Parent tables all end up in the schema 'tiger'. Generally speaking, these are the tables you want to query.

For example, if loading the tracts table for Oregon (FIPS code = 41) and California (FIPS code = 06) we will create a number of schemas:

  • tiger
  • tiger_41
  • tiger_06

The loader will then load each file into a county specific table, for instance, tracts for Multnomah County, OR (FIPS code = 051) will be in "tiger_41.tract051".

tiger.tracts will then inherit that table.
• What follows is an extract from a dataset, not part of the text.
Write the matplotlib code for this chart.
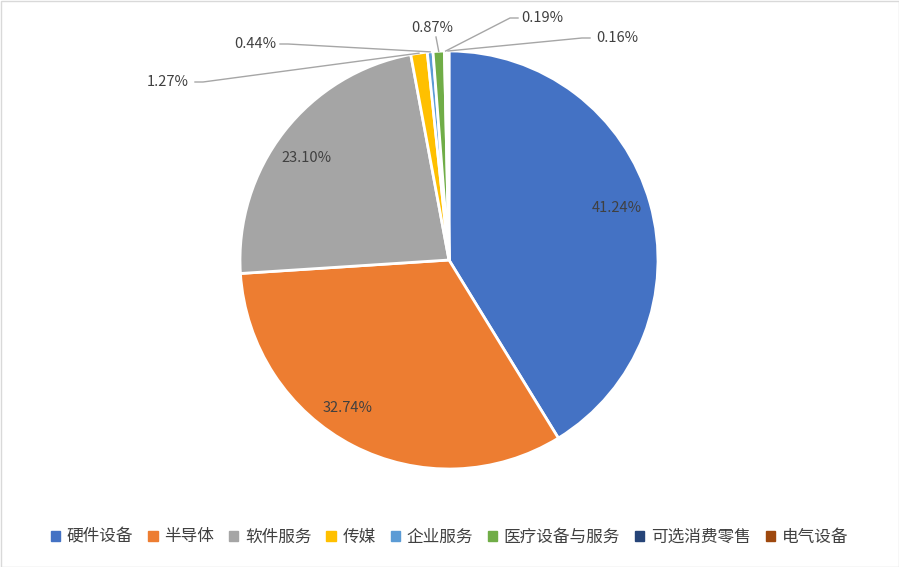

Check constraints are added to each table on statefp and countyfp, so take advantage of them where possible.

Nation wide data files go into tiger_us.* and files which only exist on a statewide basis (e.g. counties) go into single tables under the state-specific FIPS code, e.g. "tiger_41.county".

task :tiger do
  def load_tigerfiles(files)
   [files].flatten.each do |f|
      x=Rake::TableTask::TigerFile.new(f)
      task=tigertable "tiger_#{x.fips}__#{x.type}#{x.co_fips}".to_sym => f do |t|
        t.load_tigerfile
      end
      task.execute
      Rake::Task.clear
    end
  end

  # files with only a DBF
  %w{ADDRFN ANRC CONCITY ESTATE FACESAH FACESAL FACESMIL FEATNAMES OTHERID SUBMCD UGA}.each do |x|
    load_tigerfiles Dir["TIGER2012/#{x}/tl_2012_41*.dbf"]
  end
  # the shapefiles
  load_tigerfiles Dir['TIGER2012/**/tl_2012_*.shp']
end

TODOS

  • actually use tests
  • many, many, things
  • all tasks should probably be wrapped in a transaction
  • make TIGER loading less ridiculous
  • create osmtable task that incorporates all the tables created by osm2pgsql?